De Hongaarse dansen (Duits: Ungarische Tänze) van de componistJohannes Brahms (ook aangeduid als WoO 1) zijn een verzameling van 21 dansen voor vierhandig piano. Alleen de nummers 11, 14 en 16 zijn geheel originele composities van Brahms. De melodieën van de andere dansen zijn niet oorspronkelijk van Brahms zelf, maar zijn een bewerking van bestaande melodieën. Het zijn ook echter geen originele Hongaarse volksliederen van Hongaarse zigeuners zoals vaak wordt aangenomen, maar meer thema's die Brahms kende via de violist Eduard Reményi. Deels zijn ze afkomstig van Reményi zelf en deels van andere componisten uit de Hongaarse folklore uit die tijd. De Hongaarse dansen behoren tot Brahms' bekendste werken, en Brahms heeft er in elk geval goed aan verdiend.

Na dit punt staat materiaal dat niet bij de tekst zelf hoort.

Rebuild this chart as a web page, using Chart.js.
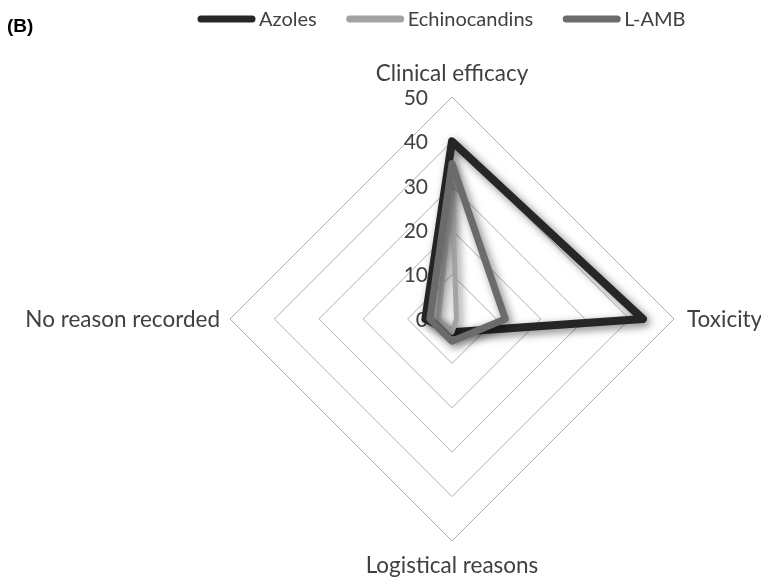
<!DOCTYPE html>
<html>
<head>
<meta charset="utf-8">
<script src="https://cdn.jsdelivr.net/npm/chart.js@4/dist/chart.umd.min.js"></script>
<style>
  html, body { margin: 0; padding: 0; background: #fff; }
  #wrap { width: 761px; height: 581px; position: relative; }
</style>
</head>
<body>
<div id="wrap"><canvas id="radarChart"></canvas></div>
<script>
const axisLabels = ['Clinical efficacy', 'Toxicity', 'Logistical reasons', 'No reason recorded'];
const seriesNames = ['Azoles', 'Echinocandins', 'L-AMB'];
const azoles = [40, 43, 3, 6];
const echinocandins = [30, 1, 3, 3];
const lamb = [35, 12, 5, 5];
const tickValues = [0, 10, 20, 30, 40, 50];

const textColor = '#404040';
const labelFont = '22.5px Lato';

// drop shadow under the series lines, like the office chart
const shadowPlugin = {
  id: 'lineShadow',
  beforeDatasetDraw(chart) {
    const ctx = chart.ctx;
    ctx.save();
    ctx.shadowColor = 'rgba(0,0,0,0.5)';
    ctx.shadowBlur = 8;
    ctx.shadowOffsetX = 3;
    ctx.shadowOffsetY = 3;
  },
  afterDatasetDraw(chart) {
    chart.ctx.restore();
  }
};

// tick numbers sit left of the top spoke, under the series
const tickPlugin = {
  id: 'sideTicks',
  beforeDatasetsDraw(chart) {
    const scale = chart.scales.r;
    const ctx = chart.ctx;
    ctx.save();
    ctx.font = '21px Lato';
    ctx.fillStyle = textColor;
    ctx.textAlign = 'right';
    ctx.textBaseline = 'middle';
    tickValues.forEach((v) => {
      const p = scale.getPointPositionForValue(0, v);
      ctx.fillText(String(v), scale.xCenter - 24, p.y + 1);
    });
    ctx.restore();
  }
};

// category labels, legend and panel letter
const labelPlugin = {
  id: 'outerLabels',
  afterDraw(chart) {
    const scale = chart.scales.r;
    const ctx = chart.ctx;
    const r = scale.drawingArea;
    ctx.save();
    ctx.font = labelFont;
    ctx.fillStyle = textColor;
    ctx.textBaseline = 'alphabetic';

    let p = scale.getPointPosition(0, r);
    ctx.textAlign = 'center';
    ctx.fillText(axisLabels[0], p.x, p.y - 16);

    p = scale.getPointPosition(1, r);
    ctx.textAlign = 'left';
    ctx.fillText(axisLabels[1], p.x + 13, p.y + 8);

    p = scale.getPointPosition(2, r);
    ctx.textAlign = 'center';
    ctx.fillText(axisLabels[2], p.x, p.y + 32);

    p = scale.getPointPosition(3, r);
    ctx.textAlign = 'right';
    ctx.fillText(axisLabels[3], p.x - 10, p.y + 8);

    // legend
    ctx.font = '20px Lato';
    ctx.textAlign = 'left';
    ctx.textBaseline = 'middle';
    let x = 197;
    const y = 19;
    chart.data.datasets.forEach((ds) => {
      ctx.strokeStyle = ds.borderColor;
      ctx.lineWidth = 7;
      ctx.lineCap = 'round';
      ctx.beginPath();
      ctx.moveTo(x + 4, y);
      ctx.lineTo(x + 55, y);
      ctx.stroke();
      ctx.fillStyle = textColor;
      ctx.fillText(ds.label, x + 62, y + 1);
      x += 62 + ctx.measureText(ds.label).width + 29;
    });

    ctx.font = 'bold 19px "Liberation Sans"';
    ctx.fillStyle = '#000';
    ctx.fillText('(B)', 7, 27);
    ctx.restore();
  }
};

new Chart(document.getElementById('radarChart'), {
  type: 'radar',
  data: {
    labels: axisLabels,
    datasets: [
      { label: seriesNames[0], data: azoles, borderColor: '#262626', borderWidth: 8, order: 3 },
      { label: seriesNames[1], data: echinocandins, borderColor: '#a3a3a3', borderWidth: 5, order: 2 },
      { label: seriesNames[2], data: lamb, borderColor: '#6b6b6b', borderWidth: 7, order: 1 }
    ].map((d) => Object.assign(d, { fill: false, pointRadius: 0, pointHoverRadius: 0, borderJoinStyle: 'round', tension: 0 }))
  },
  options: {
    responsive: true,
    maintainAspectRatio: false,
    animation: false,
    layout: { padding: { left: 230, right: 86, top: 97, bottom: 40 } },
    plugins: { legend: { display: false }, tooltip: { enabled: false } },
    scales: {
      r: {
        min: 0,
        max: 50,
        ticks: { display: false, stepSize: 10 },
        pointLabels: { display: false },
        angleLines: { display: false },
        grid: { color: '#b0b0b0', lineWidth: 1 }
      }
    }
  },
  plugins: [shadowPlugin, tickPlugin, labelPlugin]
});
</script>
</body>
</html>
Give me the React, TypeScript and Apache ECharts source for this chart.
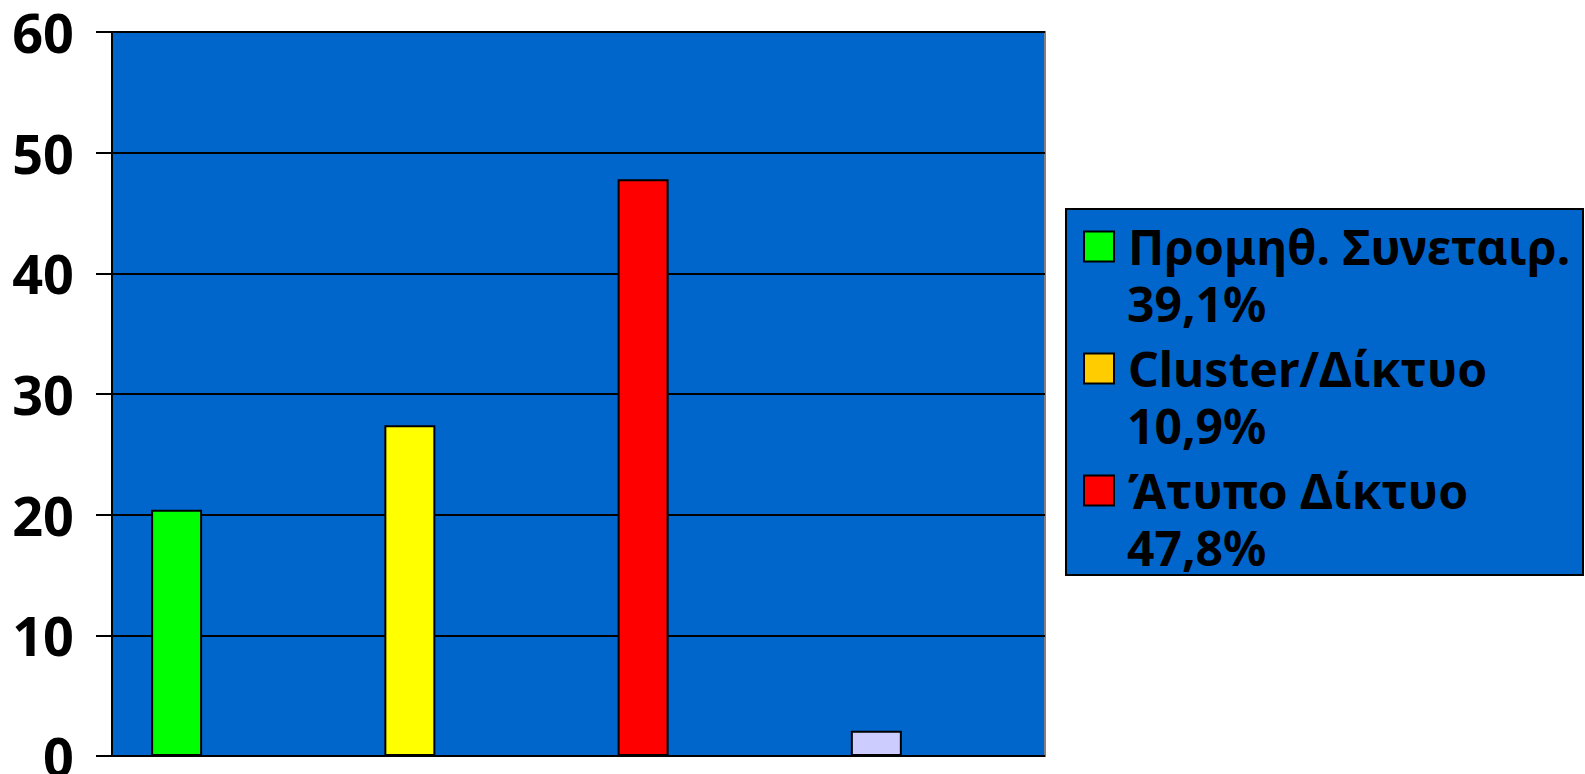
import React, { useEffect, useRef } from "react";
import * as echarts from "echarts";

const categories = ["Προμηθ. Συνεταιρ.", "Cluster/Δίκτυο", "Άτυπο Δίκτυο", "Άλλο"];
const values = [20.4, 27.4, 47.8, 2.1];
const barColors = ["#00FF00", "#FFFF00", "#FF0000", "#CCCCFF"];

const legendNames = ["Προμηθ. Συνεταιρ.", "Cluster/Δίκτυο", "Άτυπο Δίκτυο"];
const legendPercents = ["39,1%", "10,9%", "47,8%"];
const legendColors = ["#00FF00", "#FFCC00", "#FF0000"];

const yTicks = [0, 10, 20, 30, 40, 50, 60];

const FONT = "Noto Sans";
const LINE_H = 57;
const ITEM_STEP = 122;

export default function App() {
  const ref = useRef<HTMLDivElement>(null);
  useEffect(() => {
    if (!ref.current) return;
    const chart = echarts.init(ref.current, undefined, { renderer: "svg" });
    const pctByName: Record<string, string> = {};
    legendNames.forEach((n, i) => (pctByName[n] = legendPercents[i]));

    const legendSeries = legendNames.map((n, i) => ({
      name: n,
      type: "bar" as const,
      stack: "legend",
      barWidth: 51,
      data: [] as number[],
      itemStyle: { color: legendColors[i], borderColor: "#000", borderWidth: 2 },
    }));

    const legendText = {
      fontFamily: FONT,
      fontWeight: "bold" as const,
      fontSize: 48,
      color: "#000",
      lineHeight: LINE_H,
    };

    chart.setOption({
      animation: false,
      graphic: [
        {
          type: "rect",
          z: 0,
          shape: { x: 1066, y: 209, width: 517, height: 366 },
          style: { fill: "#0066CC", stroke: "#000", lineWidth: 2 },
        },
      ],
      grid: {
        left: 112,
        top: 32,
        width: 933,
        height: 724,
        show: true,
        backgroundColor: "#0066CC",
        borderColor: "#808080",
        borderWidth: 2,
        outerBoundsMode: "none",
        containLabel: false,
      },
      legend: [
        {
          orient: "vertical",
          left: 1083,
          top: 218,
          padding: 0,
          itemGap: ITEM_STEP - LINE_H,
          itemWidth: 30,
          itemHeight: 30,
          selectedMode: false,
          icon: "rect",
          data: legendNames,
          itemStyle: { borderColor: "#000", borderWidth: 2 },
          textStyle: { ...legendText, padding: [0, 0, 0, 9] },
        },
        {
          orient: "vertical",
          left: 1122,
          top: 218 + LINE_H,
          padding: 0,
          itemGap: ITEM_STEP - LINE_H,
          itemWidth: 0,
          itemHeight: 30,
          selectedMode: false,
          icon: "none",
          data: legendNames,
          formatter: (name: string) => pctByName[name],
          textStyle: { ...legendText },
        },
      ],
      xAxis: {
        type: "category",
        data: categories,
        axisLine: { show: false },
        axisTick: { show: false },
        axisLabel: { show: false },
        splitLine: { show: false },
      },
      yAxis: {
        type: "value",
        min: yTicks[0],
        max: yTicks[yTicks.length - 1],
        interval: 10,
        axisLine: { show: true, lineStyle: { color: "#000", width: 2 } },
        axisTick: { show: true, length: 16, inside: false, lineStyle: { color: "#000", width: 2 } },
        splitLine: { show: true, lineStyle: { color: "#000", width: 2 } },
        axisLabel: {
          margin: 38,
          fontFamily: FONT,
          fontWeight: "bold",
          fontSize: 54,
          color: "#000",
        },
      },
      series: [
        {
          name: "values",
          type: "bar",
          barWidth: 51,
          barGap: "104%",
          data: values.map((v, i) => ({
            value: v,
            itemStyle: { color: barColors[i] },
          })),
          itemStyle: { borderColor: "#000", borderWidth: 2 },
        },
        ...legendSeries,
      ],
    });
    return () => chart.dispose();
  }, []);
  return (
    <div
      ref={ref}
      style={{ position: "absolute", left: 0, top: 0, width: 1585, height: 774 }}
    />
  );
}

De Hongaarse dansen ontstonden in de jaren 1858-69 in de oorspronkelijke versie voor vierhandig piano. Later maakte Brahms een transcriptie voor pianosolo (twee handen dus) van de eerste tien dansen. Brahms maakte zelf een transcriptie voor orkest van de dansen nr. 1, nr. 3 en nr. 10 in 1873, die op 5 februari 1874 onder leiding van de componist zelf in Leipzig in première gingen. De andere dansen werden georkestreerd door andere componisten, onder wie Antonín Dvořák. Van sommige dansen wijkt de toonsoort van de orkestversie af van de oorspronkelijke pianoversie. De bekendste van de Hongaarse dansen is nr. 5 (in fis-mineur in de originele versie en g-mineur in de orkestversie). De Hongaarse dansen van Brahms vertonen verwantschap met de al even populaire Slavische dansen van Dvořák en hebben die mogelijk beïnvloed.
De vijfde dans wordt gebruikt in de film The Great Dictator van Charlie Chaplin. De acteur speelt de rol van een kapper en scheert zijn klant op de maat van de muziek.